*** SOURCE MATERIAL ***
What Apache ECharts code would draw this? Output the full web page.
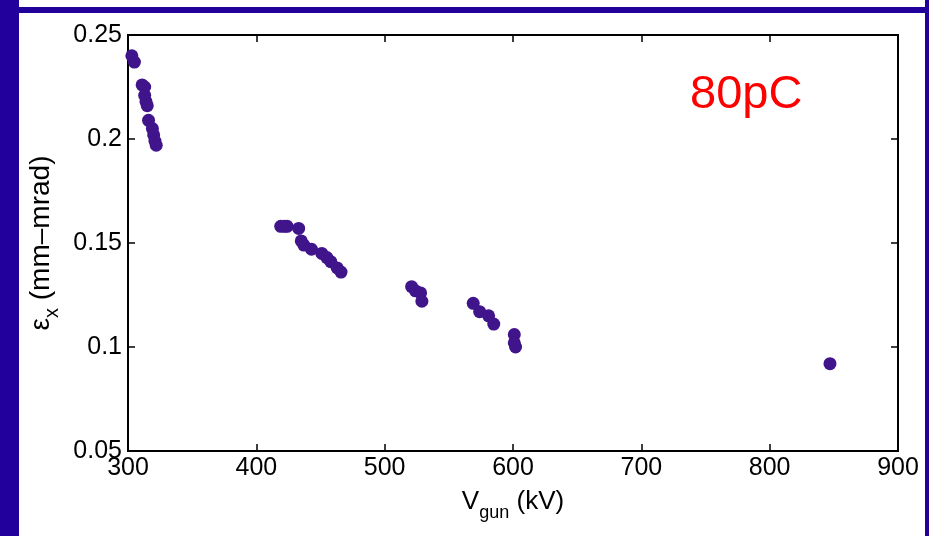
<!DOCTYPE html>
<html>
<head>
<meta charset="utf-8">
<script src="https://cdn.jsdelivr.net/npm/echarts@6/dist/echarts.min.js"></script>
<style>
html,body{margin:0;padding:0;background:#fff;}
#main{width:929px;height:536px;}
</style>
</head>
<body>
<div id="main"></div>
<script>
// Data
var vgun = [303, 305, 311, 313, 313, 314, 315, 316, 319, 320, 321, 322,
            419, 422, 424, 433, 435, 437, 443, 451, 455, 458, 463, 466,
            521, 524, 528, 529,
            569, 574, 581, 585,
            601, 601, 602,
            847];
var emittance = [0.240, 0.237, 0.226, 0.225, 0.221, 0.218, 0.216, 0.209, 0.205, 0.202, 0.199, 0.197,
                 0.158, 0.158, 0.158, 0.157, 0.151, 0.149, 0.147, 0.145, 0.143, 0.141, 0.138, 0.136,
                 0.129, 0.127, 0.126, 0.122,
                 0.121, 0.117, 0.115, 0.111,
                 0.106, 0.102, 0.100,
                 0.092];
var xTicks = [300, 400, 500, 600, 700, 800, 900];
var yTicks = [0.05, 0.1, 0.15, 0.2, 0.25];
var annotation = '80pC';

var points = vgun.map(function (v, i) { return [v, emittance[i]]; });
var FONT = '"Liberation Sans", Arial, sans-serif';
var chart = echarts.init(document.getElementById('main'), null, {renderer: 'canvas'});

function yFmt(v) {
  var r = Math.round(v * 100) / 100;
  for (var i = 0; i < yTicks.length; i++) if (Math.abs(yTicks[i] - r) < 1e-9) return String(yTicks[i]);
  return '';
}

var tickStyle = {show: true, inside: true, length: 7, lineStyle: {color: '#000', width: 1.5}};

chart.setOption({
  animation: false,
  backgroundColor: '#fff',
  grid: {left: 128, top: 35, right: 31, bottom: 85, show: true, borderColor: '#000', borderWidth: 2, backgroundColor: 'transparent'},
  xAxis: [{
    type: 'value', min: 300, max: 900, interval: 100, position: 'bottom',
    axisLine: {show: true, onZero: false, lineStyle: {color: '#000', width: 2}},
    axisTick: tickStyle,
    splitLine: {show: false},
    axisLabel: {color: '#000', fontSize: 25, fontFamily: FONT, margin: 5},
    name: '{a|V}{s|gun}{a| (kV)}',
    nameLocation: 'middle', nameGap: 38,
    nameTextStyle: {
      rich: {
        a: {fontSize: 26, fontFamily: FONT, color: '#000', lineHeight: 30, verticalAlign: 'top'},
        s: {fontSize: 18, fontFamily: FONT, color: '#000', lineHeight: 18, verticalAlign: 'top', padding: [15, 0, 0, 0]}
      }
    }
  }, {
    type: 'value', min: 300, max: 900, interval: 100, position: 'top',
    axisLine: {show: true, onZero: false, lineStyle: {color: '#000', width: 2}},
    axisTick: tickStyle, axisLabel: {show: false}, splitLine: {show: false}
  }],
  yAxis: [{
    type: 'value', min: 0.05, max: 0.25, interval: 0.05, position: 'left',
    axisLine: {show: true, onZero: false, lineStyle: {color: '#000', width: 2}},
    axisTick: tickStyle,
    splitLine: {show: false},
    axisLabel: {color: '#000', fontSize: 25, fontFamily: FONT, margin: 6, formatter: yFmt},
    name: '{a|\u03b5}{s|x}{a| (mm\u2013mrad)}',
    nameLocation: 'middle', nameGap: 66, nameRotate: 90,
    nameTextStyle: {
      rich: {
        a: {fontSize: 28, fontFamily: FONT, color: '#000', lineHeight: 32, verticalAlign: 'top'},
        s: {fontSize: 20, fontFamily: FONT, color: '#000', lineHeight: 20, verticalAlign: 'top', padding: [15, 0, 0, 0]}
      }
    }
  }, {
    type: 'value', min: 0.05, max: 0.25, interval: 0.05, position: 'right',
    axisLine: {show: true, onZero: false, lineStyle: {color: '#000', width: 2}},
    axisTick: tickStyle, axisLabel: {show: false}, splitLine: {show: false}
  }],
  series: [{
    type: 'scatter',
    xAxisIndex: 0, yAxisIndex: 0,
    data: points,
    symbol: 'circle',
    symbolSize: 13,
    itemStyle: {color: '#40148a', opacity: 1},
    z: 3
  }],
  graphic: [
    {type: 'rect', left: 0, top: 0, shape: {width: 19, height: 536}, style: {fill: '#22009b'}, silent: true, z: 100},
    {type: 'rect', left: 0, top: 7, shape: {width: 926, height: 6}, style: {fill: '#22009b'}, silent: true, z: 100},
    {type: 'rect', left: 925, top: 0, shape: {width: 4, height: 536}, style: {fill: '#22009b'}, silent: true, z: 100},
    {type: 'text', left: 690, top: 72, style: {text: annotation, fill: '#ff0000', fontSize: 47, fontFamily: FONT}, silent: true, z: 100}
  ]
});
</script>
</body>
</html>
***
- [WORK TO COMPLETE]: Set the listing down in full and exactly. Pictures within it should not appear in the copy.

- [ANSWER FOR THIS EXERCISE]:
What Apache ECharts code would draw this? Output the full web page.
<!DOCTYPE html>
<html>
<head>
<meta charset="utf-8">
<script src="https://cdn.jsdelivr.net/npm/echarts@6/dist/echarts.min.js"></script>
<style>
html,body{margin:0;padding:0;background:#fff;}
#main{width:929px;height:536px;}
</style>
</head>
<body>
<div id="main"></div>
<script>
// Data
var vgun = [303, 305, 311, 313, 313, 314, 315, 316, 319, 320, 321, 322,
            419, 422, 424, 433, 435, 437, 443, 451, 455, 458, 463, 466,
            521, 524, 528, 529,
            569, 574, 581, 585,
            601, 601, 602,
            847];
var emittance = [0.240, 0.237, 0.226, 0.225, 0.221, 0.218, 0.216, 0.209, 0.205, 0.202, 0.199, 0.197,
                 0.158, 0.158, 0.158, 0.157, 0.151, 0.149, 0.147, 0.145, 0.143, 0.141, 0.138, 0.136,
                 0.129, 0.127, 0.126, 0.122,
                 0.121, 0.117, 0.115, 0.111,
                 0.106, 0.102, 0.100,
                 0.092];
var xTicks = [300, 400, 500, 600, 700, 800, 900];
var yTicks = [0.05, 0.1, 0.15, 0.2, 0.25];
var annotation = '80pC';

var points = vgun.map(function (v, i) { return [v, emittance[i]]; });
var FONT = '"Liberation Sans", Arial, sans-serif';
var chart = echarts.init(document.getElementById('main'), null, {renderer: 'canvas'});

function yFmt(v) {
  var r = Math.round(v * 100) / 100;
  for (var i = 0; i < yTicks.length; i++) if (Math.abs(yTicks[i] - r) < 1e-9) return String(yTicks[i]);
  return '';
}

var tickStyle = {show: true, inside: true, length: 7, lineStyle: {color: '#000', width: 1.5}};

chart.setOption({
  animation: false,
  backgroundColor: '#fff',
  grid: {left: 128, top: 35, right: 31, bottom: 85, show: true, borderColor: '#000', borderWidth: 2, backgroundColor: 'transparent'},
  xAxis: [{
    type: 'value', min: 300, max: 900, interval: 100, position: 'bottom',
    axisLine: {show: true, onZero: false, lineStyle: {color: '#000', width: 2}},
    axisTick: tickStyle,
    splitLine: {show: false},
    axisLabel: {color: '#000', fontSize: 25, fontFamily: FONT, margin: 5},
    name: '{a|V}{s|gun}{a| (kV)}',
    nameLocation: 'middle', nameGap: 38,
    nameTextStyle: {
      rich: {
        a: {fontSize: 26, fontFamily: FONT, color: '#000', lineHeight: 30, verticalAlign: 'top'},
        s: {fontSize: 18, fontFamily: FONT, color: '#000', lineHeight: 18, verticalAlign: 'top', padding: [15, 0, 0, 0]}
      }
    }
  }, {
    type: 'value', min: 300, max: 900, interval: 100, position: 'top',
    axisLine: {show: true, onZero: false, lineStyle: {color: '#000', width: 2}},
    axisTick: tickStyle, axisLabel: {show: false}, splitLine: {show: false}
  }],
  yAxis: [{
    type: 'value', min: 0.05, max: 0.25, interval: 0.05, position: 'left',
    axisLine: {show: true, onZero: false, lineStyle: {color: '#000', width: 2}},
    axisTick: tickStyle,
    splitLine: {show: false},
    axisLabel: {color: '#000', fontSize: 25, fontFamily: FONT, margin: 6, formatter: yFmt},
    name: '{a|\u03b5}{s|x}{a| (mm\u2013mrad)}',
    nameLocation: 'middle', nameGap: 66, nameRotate: 90,
    nameTextStyle: {
      rich: {
        a: {fontSize: 28, fontFamily: FONT, color: '#000', lineHeight: 32, verticalAlign: 'top'},
        s: {fontSize: 20, fontFamily: FONT, color: '#000', lineHeight: 20, verticalAlign: 'top', padding: [15, 0, 0, 0]}
      }
    }
  }, {
    type: 'value', min: 0.05, max: 0.25, interval: 0.05, position: 'right',
    axisLine: {show: true, onZero: false, lineStyle: {color: '#000', width: 2}},
    axisTick: tickStyle, axisLabel: {show: false}, splitLine: {show: false}
  }],
  series: [{
    type: 'scatter',
    xAxisIndex: 0, yAxisIndex: 0,
    data: points,
    symbol: 'circle',
    symbolSize: 13,
    itemStyle: {color: '#40148a', opacity: 1},
    z: 3
  }],
  graphic: [
    {type: 'rect', left: 0, top: 0, shape: {width: 19, height: 536}, style: {fill: '#22009b'}, silent: true, z: 100},
    {type: 'rect', left: 0, top: 7, shape: {width: 926, height: 6}, style: {fill: '#22009b'}, silent: true, z: 100},
    {type: 'rect', left: 925, top: 0, shape: {width: 4, height: 536}, style: {fill: '#22009b'}, silent: true, z: 100},
    {type: 'text', left: 690, top: 72, style: {text: annotation, fill: '#ff0000', fontSize: 47, fontFamily: FONT}, silent: true, z: 100}
  ]
});
</script>
</body>
</html>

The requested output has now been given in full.